Sat. Oct 5, 2019 11:00 AM - 12:00 PM 第6会場 (3F 中会議室303)

座長:西塔 依久美(東京医科大学)

[O16-5] 救急看護師が体験した外傷死をきたした患者家族への支援

永野 のぞみ1, 中村 惠子2, 菅原 美樹2 (1.札幌医科大学附属病院, 2.札幌市立大学看護学部看護学科)

1.はじめに
 救急領域での死の特徴として突然死がある。突然死とは、内因死と外因死に分けられ、外因死には外傷死が含まれる。
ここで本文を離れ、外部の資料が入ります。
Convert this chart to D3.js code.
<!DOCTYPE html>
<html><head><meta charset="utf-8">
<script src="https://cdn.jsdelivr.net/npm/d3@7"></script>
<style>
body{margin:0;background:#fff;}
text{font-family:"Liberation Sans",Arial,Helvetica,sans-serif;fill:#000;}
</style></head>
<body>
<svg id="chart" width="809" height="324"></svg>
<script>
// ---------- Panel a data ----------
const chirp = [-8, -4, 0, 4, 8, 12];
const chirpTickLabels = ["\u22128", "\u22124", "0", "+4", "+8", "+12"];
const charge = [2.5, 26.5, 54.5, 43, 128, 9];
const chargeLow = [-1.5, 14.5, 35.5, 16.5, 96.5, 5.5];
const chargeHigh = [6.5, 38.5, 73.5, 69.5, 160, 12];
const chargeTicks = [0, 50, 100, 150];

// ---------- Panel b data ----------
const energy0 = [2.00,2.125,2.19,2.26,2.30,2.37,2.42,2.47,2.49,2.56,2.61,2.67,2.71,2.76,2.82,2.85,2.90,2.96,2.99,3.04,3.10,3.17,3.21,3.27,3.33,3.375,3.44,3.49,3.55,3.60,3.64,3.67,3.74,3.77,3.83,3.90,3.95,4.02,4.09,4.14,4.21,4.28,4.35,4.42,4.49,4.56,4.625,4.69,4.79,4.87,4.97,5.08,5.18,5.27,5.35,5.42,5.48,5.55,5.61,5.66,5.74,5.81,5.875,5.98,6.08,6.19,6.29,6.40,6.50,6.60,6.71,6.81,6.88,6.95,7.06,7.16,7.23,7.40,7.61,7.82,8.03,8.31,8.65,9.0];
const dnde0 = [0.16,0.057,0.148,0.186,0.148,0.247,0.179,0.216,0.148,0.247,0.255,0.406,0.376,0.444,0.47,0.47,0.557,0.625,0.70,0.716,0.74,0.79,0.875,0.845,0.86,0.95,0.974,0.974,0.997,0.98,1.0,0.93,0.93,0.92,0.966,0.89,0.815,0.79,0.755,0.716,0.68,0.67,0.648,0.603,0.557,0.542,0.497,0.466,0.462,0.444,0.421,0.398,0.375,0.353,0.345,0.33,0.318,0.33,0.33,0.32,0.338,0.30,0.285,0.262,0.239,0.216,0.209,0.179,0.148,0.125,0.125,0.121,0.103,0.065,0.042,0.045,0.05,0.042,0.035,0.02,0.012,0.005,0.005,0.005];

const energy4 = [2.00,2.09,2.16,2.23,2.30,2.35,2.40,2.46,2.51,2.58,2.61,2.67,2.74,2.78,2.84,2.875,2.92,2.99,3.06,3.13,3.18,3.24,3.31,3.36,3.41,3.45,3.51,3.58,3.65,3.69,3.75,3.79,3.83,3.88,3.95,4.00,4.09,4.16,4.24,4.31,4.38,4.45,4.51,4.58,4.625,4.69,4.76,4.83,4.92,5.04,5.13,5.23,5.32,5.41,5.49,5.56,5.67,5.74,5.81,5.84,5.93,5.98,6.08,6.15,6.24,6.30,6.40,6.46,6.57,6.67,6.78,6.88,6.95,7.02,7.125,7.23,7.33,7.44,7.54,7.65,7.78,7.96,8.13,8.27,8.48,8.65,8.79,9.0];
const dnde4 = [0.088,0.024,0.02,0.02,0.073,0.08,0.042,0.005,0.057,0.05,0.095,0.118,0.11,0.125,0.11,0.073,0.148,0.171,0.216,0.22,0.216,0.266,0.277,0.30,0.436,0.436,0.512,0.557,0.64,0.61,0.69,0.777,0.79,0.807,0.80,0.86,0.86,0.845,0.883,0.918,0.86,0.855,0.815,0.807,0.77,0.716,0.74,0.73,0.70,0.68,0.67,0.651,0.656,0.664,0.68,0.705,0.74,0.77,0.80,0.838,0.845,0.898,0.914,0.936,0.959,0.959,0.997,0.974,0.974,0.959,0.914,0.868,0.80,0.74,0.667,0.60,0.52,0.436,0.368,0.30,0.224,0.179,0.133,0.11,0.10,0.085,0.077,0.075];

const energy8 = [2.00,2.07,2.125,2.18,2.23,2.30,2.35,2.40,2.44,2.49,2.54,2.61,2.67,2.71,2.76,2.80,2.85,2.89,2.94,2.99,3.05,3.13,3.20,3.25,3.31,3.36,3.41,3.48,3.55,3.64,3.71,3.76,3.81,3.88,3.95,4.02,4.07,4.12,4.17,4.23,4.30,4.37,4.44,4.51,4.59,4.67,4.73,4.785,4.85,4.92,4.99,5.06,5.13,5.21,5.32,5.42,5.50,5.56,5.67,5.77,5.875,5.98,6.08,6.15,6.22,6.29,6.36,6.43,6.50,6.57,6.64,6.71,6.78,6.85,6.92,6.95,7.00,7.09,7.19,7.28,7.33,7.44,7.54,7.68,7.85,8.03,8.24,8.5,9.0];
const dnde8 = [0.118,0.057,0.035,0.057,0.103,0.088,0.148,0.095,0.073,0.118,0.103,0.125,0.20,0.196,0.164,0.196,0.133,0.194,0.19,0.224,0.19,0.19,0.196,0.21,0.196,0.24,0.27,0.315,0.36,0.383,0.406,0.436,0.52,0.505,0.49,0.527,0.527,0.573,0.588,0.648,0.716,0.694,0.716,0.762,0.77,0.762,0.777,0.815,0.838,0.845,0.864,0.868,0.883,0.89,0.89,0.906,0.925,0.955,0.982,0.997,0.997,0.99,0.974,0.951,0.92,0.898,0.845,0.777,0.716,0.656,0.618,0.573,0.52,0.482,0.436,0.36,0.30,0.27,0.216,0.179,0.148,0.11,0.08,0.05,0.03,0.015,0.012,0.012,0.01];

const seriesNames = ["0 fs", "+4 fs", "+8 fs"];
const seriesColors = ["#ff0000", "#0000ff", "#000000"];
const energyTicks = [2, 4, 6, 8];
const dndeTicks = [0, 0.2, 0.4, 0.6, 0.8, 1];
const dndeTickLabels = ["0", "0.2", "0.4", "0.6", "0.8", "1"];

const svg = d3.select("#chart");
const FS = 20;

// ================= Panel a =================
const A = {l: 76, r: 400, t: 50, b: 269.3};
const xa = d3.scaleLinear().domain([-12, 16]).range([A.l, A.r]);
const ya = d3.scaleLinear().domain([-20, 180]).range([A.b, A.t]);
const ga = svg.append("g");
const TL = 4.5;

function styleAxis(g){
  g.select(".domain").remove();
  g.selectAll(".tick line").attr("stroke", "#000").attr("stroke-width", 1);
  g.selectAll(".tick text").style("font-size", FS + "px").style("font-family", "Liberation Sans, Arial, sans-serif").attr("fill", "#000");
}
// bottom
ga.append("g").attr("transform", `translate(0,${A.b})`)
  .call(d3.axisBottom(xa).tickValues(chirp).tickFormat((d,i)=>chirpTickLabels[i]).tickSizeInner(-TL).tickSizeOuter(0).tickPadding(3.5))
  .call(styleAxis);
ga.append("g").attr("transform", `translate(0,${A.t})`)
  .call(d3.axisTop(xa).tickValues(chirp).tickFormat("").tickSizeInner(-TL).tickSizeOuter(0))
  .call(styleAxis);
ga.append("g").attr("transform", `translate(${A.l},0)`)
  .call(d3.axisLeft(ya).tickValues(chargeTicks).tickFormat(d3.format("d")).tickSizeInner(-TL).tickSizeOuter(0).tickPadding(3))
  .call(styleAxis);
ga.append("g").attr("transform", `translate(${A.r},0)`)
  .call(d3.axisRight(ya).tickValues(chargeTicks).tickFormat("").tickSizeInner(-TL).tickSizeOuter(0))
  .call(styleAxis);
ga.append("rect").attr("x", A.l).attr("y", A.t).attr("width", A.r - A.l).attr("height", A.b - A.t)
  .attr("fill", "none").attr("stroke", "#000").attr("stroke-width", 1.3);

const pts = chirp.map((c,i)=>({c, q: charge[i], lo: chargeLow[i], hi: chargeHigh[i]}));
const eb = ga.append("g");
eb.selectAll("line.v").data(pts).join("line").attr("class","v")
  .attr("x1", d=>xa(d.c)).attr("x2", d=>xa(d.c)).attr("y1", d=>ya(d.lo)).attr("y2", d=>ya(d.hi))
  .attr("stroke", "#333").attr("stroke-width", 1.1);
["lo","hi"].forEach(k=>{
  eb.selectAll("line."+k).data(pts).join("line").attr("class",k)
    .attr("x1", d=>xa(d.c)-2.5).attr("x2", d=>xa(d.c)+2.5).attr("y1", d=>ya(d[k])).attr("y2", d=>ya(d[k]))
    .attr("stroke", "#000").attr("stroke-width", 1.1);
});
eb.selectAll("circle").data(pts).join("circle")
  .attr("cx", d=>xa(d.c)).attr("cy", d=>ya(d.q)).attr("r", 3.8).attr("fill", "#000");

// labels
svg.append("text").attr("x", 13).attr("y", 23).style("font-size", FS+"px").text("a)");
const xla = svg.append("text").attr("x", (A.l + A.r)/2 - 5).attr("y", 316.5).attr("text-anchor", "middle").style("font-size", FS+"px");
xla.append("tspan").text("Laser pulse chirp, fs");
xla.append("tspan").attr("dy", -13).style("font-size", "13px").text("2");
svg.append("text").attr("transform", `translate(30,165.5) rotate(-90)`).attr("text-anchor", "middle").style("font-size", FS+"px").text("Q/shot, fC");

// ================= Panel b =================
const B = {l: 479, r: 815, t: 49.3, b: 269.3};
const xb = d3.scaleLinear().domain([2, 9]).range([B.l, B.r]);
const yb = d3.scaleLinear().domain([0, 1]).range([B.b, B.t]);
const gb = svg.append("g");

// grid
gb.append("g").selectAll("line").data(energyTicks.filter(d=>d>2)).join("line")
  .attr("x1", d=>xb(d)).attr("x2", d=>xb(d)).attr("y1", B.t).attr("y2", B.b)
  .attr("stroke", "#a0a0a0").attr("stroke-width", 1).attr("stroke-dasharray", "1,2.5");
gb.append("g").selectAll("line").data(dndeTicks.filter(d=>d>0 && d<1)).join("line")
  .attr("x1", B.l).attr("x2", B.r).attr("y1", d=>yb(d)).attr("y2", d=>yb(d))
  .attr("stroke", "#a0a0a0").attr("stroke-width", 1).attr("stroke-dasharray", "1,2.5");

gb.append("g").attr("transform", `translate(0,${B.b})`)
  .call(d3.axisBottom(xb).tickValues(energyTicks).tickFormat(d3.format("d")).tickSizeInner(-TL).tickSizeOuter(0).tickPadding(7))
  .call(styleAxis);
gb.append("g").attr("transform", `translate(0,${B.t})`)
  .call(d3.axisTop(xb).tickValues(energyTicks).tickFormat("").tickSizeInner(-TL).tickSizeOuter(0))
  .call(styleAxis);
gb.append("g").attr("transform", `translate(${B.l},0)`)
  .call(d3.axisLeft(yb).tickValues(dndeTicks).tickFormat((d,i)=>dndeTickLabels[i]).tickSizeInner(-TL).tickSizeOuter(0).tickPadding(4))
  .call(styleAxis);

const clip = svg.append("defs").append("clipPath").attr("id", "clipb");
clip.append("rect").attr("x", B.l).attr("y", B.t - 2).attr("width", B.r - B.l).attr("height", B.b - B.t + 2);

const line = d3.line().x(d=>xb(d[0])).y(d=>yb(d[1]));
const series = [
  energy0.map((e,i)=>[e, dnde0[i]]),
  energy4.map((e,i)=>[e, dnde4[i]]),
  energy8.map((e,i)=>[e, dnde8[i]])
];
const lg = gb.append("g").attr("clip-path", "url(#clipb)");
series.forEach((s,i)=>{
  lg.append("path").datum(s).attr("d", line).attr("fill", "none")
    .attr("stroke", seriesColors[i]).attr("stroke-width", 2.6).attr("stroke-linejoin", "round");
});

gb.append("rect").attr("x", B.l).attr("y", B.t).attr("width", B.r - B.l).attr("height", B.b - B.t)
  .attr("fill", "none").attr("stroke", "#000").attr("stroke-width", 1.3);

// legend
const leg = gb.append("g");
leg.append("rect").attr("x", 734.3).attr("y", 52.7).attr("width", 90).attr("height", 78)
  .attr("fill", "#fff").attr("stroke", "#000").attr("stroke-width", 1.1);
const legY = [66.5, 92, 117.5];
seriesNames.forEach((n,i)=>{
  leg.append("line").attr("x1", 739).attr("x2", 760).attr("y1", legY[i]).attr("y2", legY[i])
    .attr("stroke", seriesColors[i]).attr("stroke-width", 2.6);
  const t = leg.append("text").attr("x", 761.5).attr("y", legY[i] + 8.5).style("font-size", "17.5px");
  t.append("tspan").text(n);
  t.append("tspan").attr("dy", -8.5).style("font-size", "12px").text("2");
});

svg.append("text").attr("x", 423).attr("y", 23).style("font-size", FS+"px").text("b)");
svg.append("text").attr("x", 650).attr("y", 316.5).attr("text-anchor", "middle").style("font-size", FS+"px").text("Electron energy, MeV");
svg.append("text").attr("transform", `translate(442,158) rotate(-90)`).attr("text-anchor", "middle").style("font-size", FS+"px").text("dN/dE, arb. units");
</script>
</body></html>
外傷死をきたした患者家族は、突然の出来事に大きな衝撃を受け、死別後には複雑性悲嘆に陥りやすい特徴がある(原田,2006)。救急看護師にとって、外傷死をきたした患者家族への支援は非常に重要な役割がある。文献検討の結果、外傷死の家族支援について明確な記載がある文献は見当たらなかった。そのため、救急看護師が体験した外傷死をきたした患者家族への支援内容と困難を明らかにしたいと考えた。
2.目的
 救急看護師が体験した外傷死をきたした患者家族への支援内容と困難を可視化する。
3.方法
 看護師経験3年以上の看護師5名を対象に、インタビューガイドを用いて半構成的面接によりデータ収集を行った。分析方法は、逐語録作成後、支援内容と支援する際の困難をコード化し、サブカテゴリー、カテゴリー、コアカテゴリーを生成した。札幌市立大学大学院看護学研究科倫理審査会の承認を得て実施した。
4.結果
 データ収集期間は平成30年3月〜4月である。分析の結果〈238コード〉《108サブカテゴリー》[19カテゴリー]【7コアカテゴリー】を抽出した。7コアカテゴリーのうち、外傷死をきたした患者家族への支援は5コアカテゴリーで【複雑性悲嘆を予防するための支援】【不安を助長しないための支援】【限られた時間で支援するための工夫】【死別期の支援】【身体疲労への支援】で構成した。【複雑性悲嘆を予防するための支援】には[身体損傷のある患者の人権を守るための支援][身体的損傷による家族の衝撃を緩和する支援][自責の念を軽減するための支援]という外傷死の特徴的なカテゴリーを抽出した。支援する際の困難は2コアカテゴリーで【時間や空間が限定されている困難】【家族の心情を慮ることができない困難】で構成した。
5.考察
 本研究の結果から、外傷死のコアカテゴリーとして【複雑性悲嘆を予防するための支援】が明らかとなり、[身体損傷のある患者の人権を守ための支援][身体的損傷による家族の衝撃を緩和する支援]という外傷死の特徴的なカテゴリーが含まれていた。先行研究では、外傷死をきたした患者家族は、死別後には複雑性悲嘆に陥りやす特徴があり(原田,2006)、悲嘆のプロセスを阻害する背景の一つに身体損傷がある(坂口,2015)。家族が複雑性悲嘆に陥らないようにするためには,家族が悲しみを表出することが重要である(原田,2014)と述べられている。患者家族が、患者の身体損傷を目の当たりにすることは、突然の死別による悲痛に加え、より一層の衝撃を与えることになる。本研究で明らかとなった、身体損傷による家族の衝撃を緩和する支援と身体損傷のある患者の人権を守るための支援は、外傷死の特徴である複雑性悲嘆を予防するために重要な家族支援であると言える。また、[自責の念を軽減するための支援]に関して先行研究では、家族が自責の念を抱くことは悲嘆反応のひとつであり,その反応を理解し傾聴的に関わることが必要である(吉田,2016)と述べている。突然の死別による精神的な特徴として、自責の念を抱く事を念頭に置き、外傷死をきたした患者家族と関わることが重要であると考える。
 外傷死では、時間や空間が限定されていることから、患者家族へ支援する際には困難を抱きやすいが、救急看護師は外傷死をきたした患者家族に対して、限られた時間内で支援ができるよう工夫をしながら様々な支援を行なっていることが明らかとなった。